= Task instructions =
Below is some material; set it all down exactly, apart from the pictures.

Code that draws figures:
--- Start ---

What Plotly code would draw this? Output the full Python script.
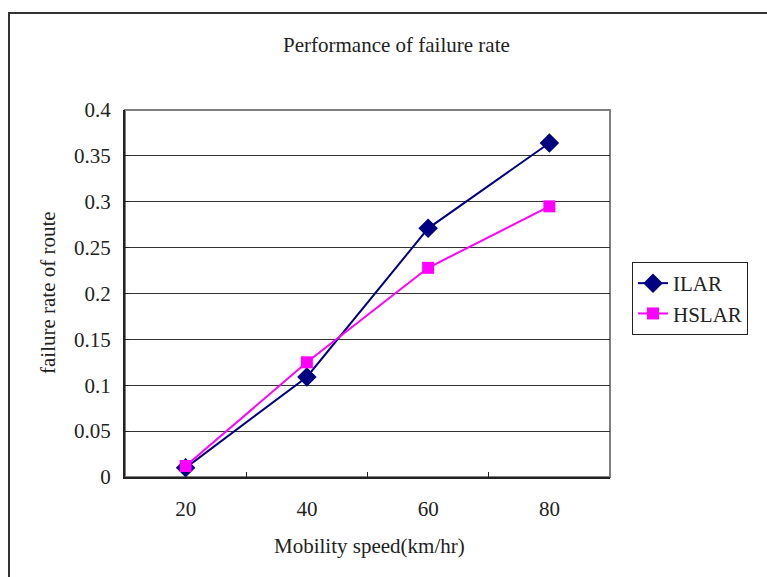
import plotly.graph_objects as go

categories = ["20", "40", "60", "80"]
ilar = [0.010, 0.109, 0.271, 0.364]
hslar = [0.012, 0.125, 0.228, 0.295]
y_ticks = [0, 0.05, 0.1, 0.15, 0.2, 0.25, 0.3, 0.35, 0.4]
y_ticklabels = ["0", "0.05", "0.1", "0.15", "0.2", "0.25", "0.3", "0.35", "0.4"]

FONT = "Liberation Serif"
W, H = 767, 577
L, R, T, B = 125, 610, 110, 477

def px(xp):
    return (xp - L) / (R - L)

def py(yp):
    return (B - yp) / (B - T)

fig = go.Figure()
fig.add_trace(go.Scatter(
    x=categories, y=ilar, name="ILAR", mode="lines+markers",
    line=dict(color="#000080", width=2),
    marker=dict(symbol="diamond", size=15, color="#000080"),
    cliponaxis=False,
))
fig.add_trace(go.Scatter(
    x=categories, y=hslar, name="HSLAR", mode="lines+markers",
    line=dict(color="#FF00FF", width=2),
    marker=dict(symbol="square", size=12, color="#FF00FF"),
    cliponaxis=False,
))

fig.update_layout(
    width=W, height=H,
    margin=dict(l=L, r=W - R, t=T, b=H - B),
    paper_bgcolor="white", plot_bgcolor="white",
    font=dict(family=FONT, size=21, color="#222222"),
    showlegend=True,
    legend=dict(
        x=px(632), y=py(262), xanchor="left", yanchor="top",
        bordercolor="#222222", borderwidth=1, bgcolor="white",
        font=dict(family=FONT, size=21, color="#222222"),
        tracegroupgap=0,
    ),
    annotations=[
        dict(text="Performance of failure rate", x=px(396), y=py(45),
             xref="paper", yref="paper", showarrow=False,
             xanchor="center", yanchor="middle",
             font=dict(family=FONT, size=21, color="#222222")),
        dict(text="failure rate of route", x=px(48), y=py(293),
             xref="paper", yref="paper", showarrow=False, textangle=-90,
             xanchor="center", yanchor="middle",
             font=dict(family=FONT, size=21, color="#222222")),
        dict(text="Mobility speed(km/hr)", x=px(369), y=py(546),
             xref="paper", yref="paper", showarrow=False,
             xanchor="center", yanchor="middle",
             font=dict(family=FONT, size=21, color="#222222")),
    ],
    shapes=[
        dict(type="rect", xref="paper", yref="paper",
             x0=0, x1=1, y0=0, y1=1,
             line=dict(color="#808080", width=2), layer="below"),
        dict(type="rect", xref="paper", yref="paper",
             x0=px(9), x1=px(820), y0=py(13), y1=py(650),
             line=dict(color="#333333", width=2), layer="below"),
    ],
)

fig.update_xaxes(
    type="category", range=[-0.5, 3.5],
    showgrid=False, showline=True, linecolor="#222222", linewidth=2,
    ticks="inside", ticklen=5, tickcolor="#222222", tickson="boundaries",
    ticklabelstandoff=12,
    tickfont=dict(family=FONT, size=21, color="#222222"),
    zeroline=False,
)
fig.update_yaxes(
    range=[0, 0.4], tickvals=y_ticks, ticktext=y_ticklabels,
    showgrid=True, gridcolor="#333333", gridwidth=1,
    showline=True, linecolor="#222222", linewidth=2,
    ticks="inside", ticklen=4, tickcolor="#222222",
    ticklabelstandoff=8,
    tickfont=dict(family=FONT, size=21, color="#222222"),
    zeroline=False,
)

fig.write_html("out.html")
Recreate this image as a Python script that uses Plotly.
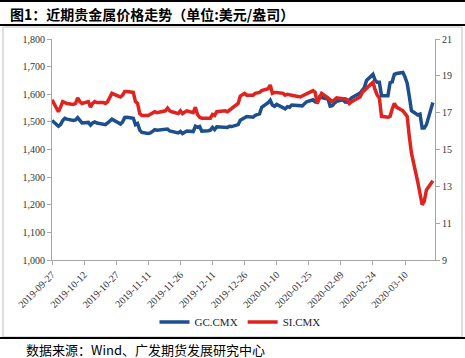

--- End ---

= Solution to this problem =
What Plotly code would draw this? Output the full Python script.
import plotly.graph_objects as go

categories = ["20", "40", "60", "80"]
ilar = [0.010, 0.109, 0.271, 0.364]
hslar = [0.012, 0.125, 0.228, 0.295]
y_ticks = [0, 0.05, 0.1, 0.15, 0.2, 0.25, 0.3, 0.35, 0.4]
y_ticklabels = ["0", "0.05", "0.1", "0.15", "0.2", "0.25", "0.3", "0.35", "0.4"]

FONT = "Liberation Serif"
W, H = 767, 577
L, R, T, B = 125, 610, 110, 477

def px(xp):
    return (xp - L) / (R - L)

def py(yp):
    return (B - yp) / (B - T)

fig = go.Figure()
fig.add_trace(go.Scatter(
    x=categories, y=ilar, name="ILAR", mode="lines+markers",
    line=dict(color="#000080", width=2),
    marker=dict(symbol="diamond", size=15, color="#000080"),
    cliponaxis=False,
))
fig.add_trace(go.Scatter(
    x=categories, y=hslar, name="HSLAR", mode="lines+markers",
    line=dict(color="#FF00FF", width=2),
    marker=dict(symbol="square", size=12, color="#FF00FF"),
    cliponaxis=False,
))

fig.update_layout(
    width=W, height=H,
    margin=dict(l=L, r=W - R, t=T, b=H - B),
    paper_bgcolor="white", plot_bgcolor="white",
    font=dict(family=FONT, size=21, color="#222222"),
    showlegend=True,
    legend=dict(
        x=px(632), y=py(262), xanchor="left", yanchor="top",
        bordercolor="#222222", borderwidth=1, bgcolor="white",
        font=dict(family=FONT, size=21, color="#222222"),
        tracegroupgap=0,
    ),
    annotations=[
        dict(text="Performance of failure rate", x=px(396), y=py(45),
             xref="paper", yref="paper", showarrow=False,
             xanchor="center", yanchor="middle",
             font=dict(family=FONT, size=21, color="#222222")),
        dict(text="failure rate of route", x=px(48), y=py(293),
             xref="paper", yref="paper", showarrow=False, textangle=-90,
             xanchor="center", yanchor="middle",
             font=dict(family=FONT, size=21, color="#222222")),
        dict(text="Mobility speed(km/hr)", x=px(369), y=py(546),
             xref="paper", yref="paper", showarrow=False,
             xanchor="center", yanchor="middle",
             font=dict(family=FONT, size=21, color="#222222")),
    ],
    shapes=[
        dict(type="rect", xref="paper", yref="paper",
             x0=0, x1=1, y0=0, y1=1,
             line=dict(color="#808080", width=2), layer="below"),
        dict(type="rect", xref="paper", yref="paper",
             x0=px(9), x1=px(820), y0=py(13), y1=py(650),
             line=dict(color="#333333", width=2), layer="below"),
    ],
)

fig.update_xaxes(
    type="category", range=[-0.5, 3.5],
    showgrid=False, showline=True, linecolor="#222222", linewidth=2,
    ticks="inside", ticklen=5, tickcolor="#222222", tickson="boundaries",
    ticklabelstandoff=12,
    tickfont=dict(family=FONT, size=21, color="#222222"),
    zeroline=False,
)
fig.update_yaxes(
    range=[0, 0.4], tickvals=y_ticks, ticktext=y_ticklabels,
    showgrid=True, gridcolor="#333333", gridwidth=1,
    showline=True, linecolor="#222222", linewidth=2,
    ticks="inside", ticklen=4, tickcolor="#222222",
    ticklabelstandoff=8,
    tickfont=dict(family=FONT, size=21, color="#222222"),
    zeroline=False,
)

fig.write_html("out.html")
Recreate this image as a Python script that uses Plotly.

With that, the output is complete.